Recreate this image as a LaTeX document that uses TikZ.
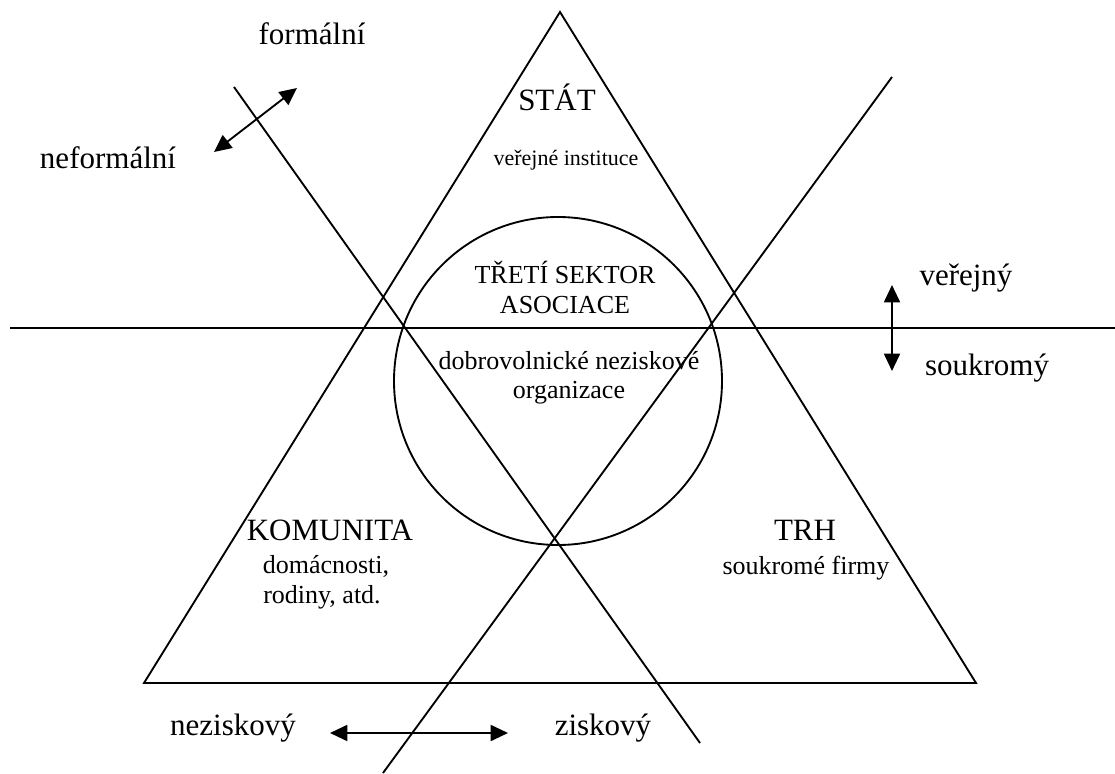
\documentclass[tikz,border=0pt]{standalone}
\usepackage{fontspec}
\setmainfont{Liberation Serif}
\usetikzlibrary{arrows.meta}
\begin{document}
\begin{tikzpicture}[x=0.75pt,y=-0.75pt,
  ln/.style={line width=1.4pt},
  dbl/.style={line width=1.4pt,{Triangle[length=13pt,width=12pt]}-{Triangle[length=13pt,width=12pt]}},
  big/.style={font=\fontsize{23.25}{27}\selectfont, inner sep=0pt, anchor=base},
  small/.style={font=\fontsize{19.5}{22.5}\selectfont, inner sep=0pt, anchor=base},
  tiny/.style={font=\fontsize{16.5}{19}\selectfont, inner sep=0pt, anchor=base},
]
\useasboundingbox (0,0) rectangle (1115,774);
% shapes
\coordinate (apex) at (560,12);
\coordinate (bl) at (144,683);
\coordinate (br) at (976,683);
\draw[ln, line join=miter] (apex) -- (bl) -- (br) -- cycle;
\coordinate (hl) at (10,328);
\coordinate (hr) at (1115,328);
\draw[ln] (hl) -- (hr);
\coordinate (cc) at (558,381);
\draw[ln] (cc) circle[radius=164];
\coordinate (d1a) at (234,87);
\coordinate (d1b) at (700,743);
\draw[ln] (d1a) -- (d1b);
\coordinate (d2a) at (892,77);
\coordinate (d2b) at (383,773);
\draw[ln] (d2a) -- (d2b);
% arrows
\coordinate (fa) at (214,152);
\coordinate (fb) at (297,88);
\draw[dbl] (fa) -- (fb);
\coordinate (va) at (892,285);
\coordinate (vb) at (892,371);
\draw[dbl] (va) -- (vb);
\coordinate (za) at (330,733);
\coordinate (zb) at (508,733);
\draw[dbl] (za) -- (zb);
% texts
\node[big] (formal) at (312,45) {formální};
\node[big] (neformal) at (108,168) {neformální};
\node[big] (stat) at (557,111) {STÁT};
\node[tiny] (verinst) at (566,166) {veřejné instituce};
\node[small] (treti) at (565,283) {TŘETÍ SEKTOR};
\node[small] (asoc) at (565,313) {ASOCIACE};
\node[small] (dobro) at (569,369) {dobrovolnické neziskové};
\node[small] (organ) at (569,398) {organizace};
\node[big] (verejny) at (966,285) {veřejný};
\node[big] (soukromy) at (987,375) {soukromý};
\node[big] (komunita) at (330,540) {KOMUNITA};
\node[small] (domac) at (326,573) {domácnosti,};
\node[small] (rodiny) at (322,603) {rodiny, atd.};
\node[big] (trh) at (805,540) {TRH};
\node[small] (firmy) at (806,574) {soukromé firmy};
\node[big] (nezisk) at (233,735) {neziskový};
\node[big] (zisk) at (603,735) {ziskový};
\end{tikzpicture}
\end{document}
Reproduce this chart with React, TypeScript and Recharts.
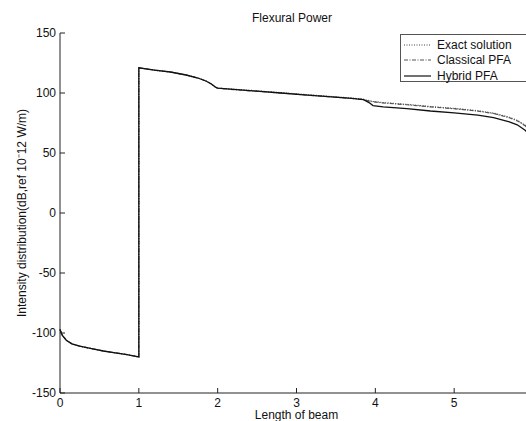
import { CartesianGrid, Legend, Line, LineChart, XAxis, YAxis } from "recharts";

// positions along the beam (the jump at x = 1 appears twice on purpose)
const beamX = [
  0, 0.03, 0.08, 0.15, 0.25, 0.4, 0.55, 0.7, 0.85, 1, 1, 1.2, 1.4, 1.6, 1.75, 1.85, 1.92, 1.97, 2.0,
  2.2, 2.5, 2.8, 3.1, 3.4, 3.7, 3.85, 3.92, 3.97, 4.1, 4.4, 4.7, 5.0, 5.3, 5.5, 5.7, 5.8, 5.9, 6.0,
];

const exactSolution = [
  -97, -102, -106, -109, -111, -113, -115, -116.5, -118, -120, 121, 119, 117.5, 115, 112.5, 110, 107.5, 105, 104,
  103.2, 101.8, 100.3, 98.8, 97.3, 95.8, 94.8, 93.6, 93, 92, 90.5, 88.7, 87.2, 85.2, 83.2, 79.8, 77.2, 73.2, 66,
];

const classicalPFA = [
  -97, -102, -106, -109, -111, -113, -115, -116.5, -118, -120, 121, 119, 117.5, 115, 112.5, 110, 107.5, 105, 104,
  102.8, 101.4, 100, 98.4, 97, 95.4, 94.5, 93.3, 92.7, 91.7, 90.2, 88.4, 86.9, 84.9, 82.9, 79.4, 76.8, 72.8, 65.5,
];

const hybridPFA = [
  -97, -102, -106, -109, -111, -113, -115, -116.5, -118, -120, 121, 119, 117.5, 115, 112.5, 110, 107.5, 105, 104,
  103, 101.5, 100, 98.5, 97, 95.5, 94.5, 92, 89.5, 88.5, 87, 85, 83.5, 81.5, 79.5, 76, 73.5, 69, 62,
];

// the axis runs to 6, but the picture is cut just before that tick
const xTicks = [0, 1, 2, 3, 4, 5];
const yTicks = [-150, -100, -50, 0, 50, 100, 150];

const seriesNames = ["Exact solution", "Classical PFA", "Hybrid PFA"];

const data = beamX.map((x, i) => ({
  x,
  exact: exactSolution[i],
  classical: classicalPFA[i],
  hybrid: hybridPFA[i],
}));

const FONT = '"Liberation Sans", Arial, sans-serif';

const legendRows = [
  { name: seriesNames[0], dash: "1 1.5", color: "#444" },
  { name: seriesNames[1], dash: "4 1.5 1 1.5", color: "#555" },
  { name: seriesNames[2], dash: undefined, color: "#111" },
];

function LegendBox() {
  return (
    <div
      style={{
        border: "1px solid #555",
        background: "#fff",
        width: 140,
        height: 48,
        boxSizing: "border-box",
        paddingTop: 2,
        fontFamily: FONT,
        fontSize: 12,
        color: "#111",
      }}
    >
      {legendRows.map((r) => (
        <div key={r.name} style={{ display: "flex", alignItems: "center", height: 15.5 }}>
          <svg width={36} height={10} style={{ flex: "none" }}>
            <line x1={3} y1={5} x2={30} y2={5} stroke={r.color} strokeWidth={1.2} strokeDasharray={r.dash} />
          </svg>
          <span style={{ whiteSpace: "nowrap" }}>{r.name}</span>
        </div>
      ))}
    </div>
  );
}

function YLabel(props: any) {
  const vb = props.viewBox ?? {};
  const cy = (vb.y ?? 0) + (vb.height ?? 0) / 2;
  return (
    <text
      x={22}
      y={cy}
      transform={`rotate(-90, 22, ${cy})`}
      textAnchor="middle"
      dominantBaseline="central"
      fontFamily={FONT}
      fontSize={12}
      fill="#111"
    >
      Intensity distribution(dB,ref 10⁻12 W/m)
    </text>
  );
}

export default function App() {
  return (
    <div
      style={{
        position: "absolute",
        left: 0,
        top: 0,
        width: 526,
        height: 421,
        overflow: "hidden",
        background: "#fff",
        fontFamily: FONT,
      }}
    >
      <div
        style={{
          position: "absolute",
          left: 0,
          width: 584,
          top: 11,
          textAlign: "center",
          fontSize: 12,
          color: "#111",
        }}
      >
        Flexural Power
      </div>
      <LineChart
        width={560}
        height={421}
        data={data}
        margin={{ top: 33, right: 27, left: 0, bottom: 2 }}
        style={{ position: "absolute", left: 0, top: 0 }}
      >
        <CartesianGrid stroke="none" />
        <XAxis
          type="number"
          dataKey="x"
          domain={[0, 6]}
          ticks={xTicks}
          height={26}
          tickSize={-5}
          tickMargin={10}
          stroke="#222"
          tick={{ fill: "#111", fontSize: 12, fontFamily: FONT }}
          label={{ value: "Length of beam", position: "insideBottom", offset: 0, fill: "#111", fontSize: 12, fontFamily: FONT }}
        />
        <YAxis
          type="number"
          domain={[-150, 150]}
          ticks={yTicks}
          width={60}
          tickSize={-5}
          tickMargin={9}
          stroke="#222"
          tick={{ fill: "#111", fontSize: 12, fontFamily: FONT }}
          label={<YLabel />}
        />
        <Legend
          layout="horizontal"
          verticalAlign="middle"
          align="center"
          content={() => <LegendBox />}
          wrapperStyle={{ left: 400, top: 34, width: 140, height: 48 }}
        />
        <Line
          type="linear"
          dataKey="exact"
          name={seriesNames[0]}
          stroke="#444"
          strokeWidth={1.2}
          strokeDasharray="1 1.5"
          dot={false}
          isAnimationActive={false}
        />
        <Line
          type="linear"
          dataKey="classical"
          name={seriesNames[1]}
          stroke="#555"
          strokeWidth={1.2}
          strokeDasharray="4 1.5 1 1.5"
          dot={false}
          isAnimationActive={false}
        />
        <Line
          type="linear"
          dataKey="hybrid"
          name={seriesNames[2]}
          stroke="#111"
          strokeWidth={1.3}
          dot={false}
          isAnimationActive={false}
        />
      </LineChart>
    </div>
  );
}
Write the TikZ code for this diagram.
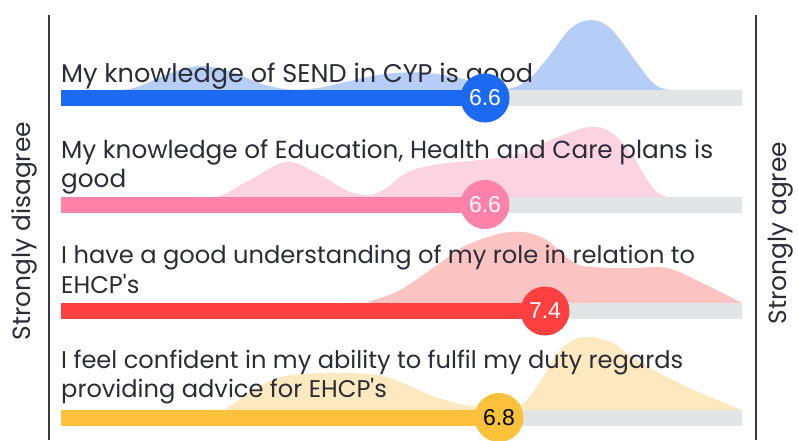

---+---

Work to complete » From the records above, copy only the lines running from the line containing "Reproduce this chart" to the line containing "LineChart, XAxis, YAxis", both ends included. Leave the pictures out.

Correct answer »
Reproduce this chart with React, TypeScript and Recharts.
import { CartesianGrid, Legend, Line, LineChart, XAxis, YAxis } from "recharts";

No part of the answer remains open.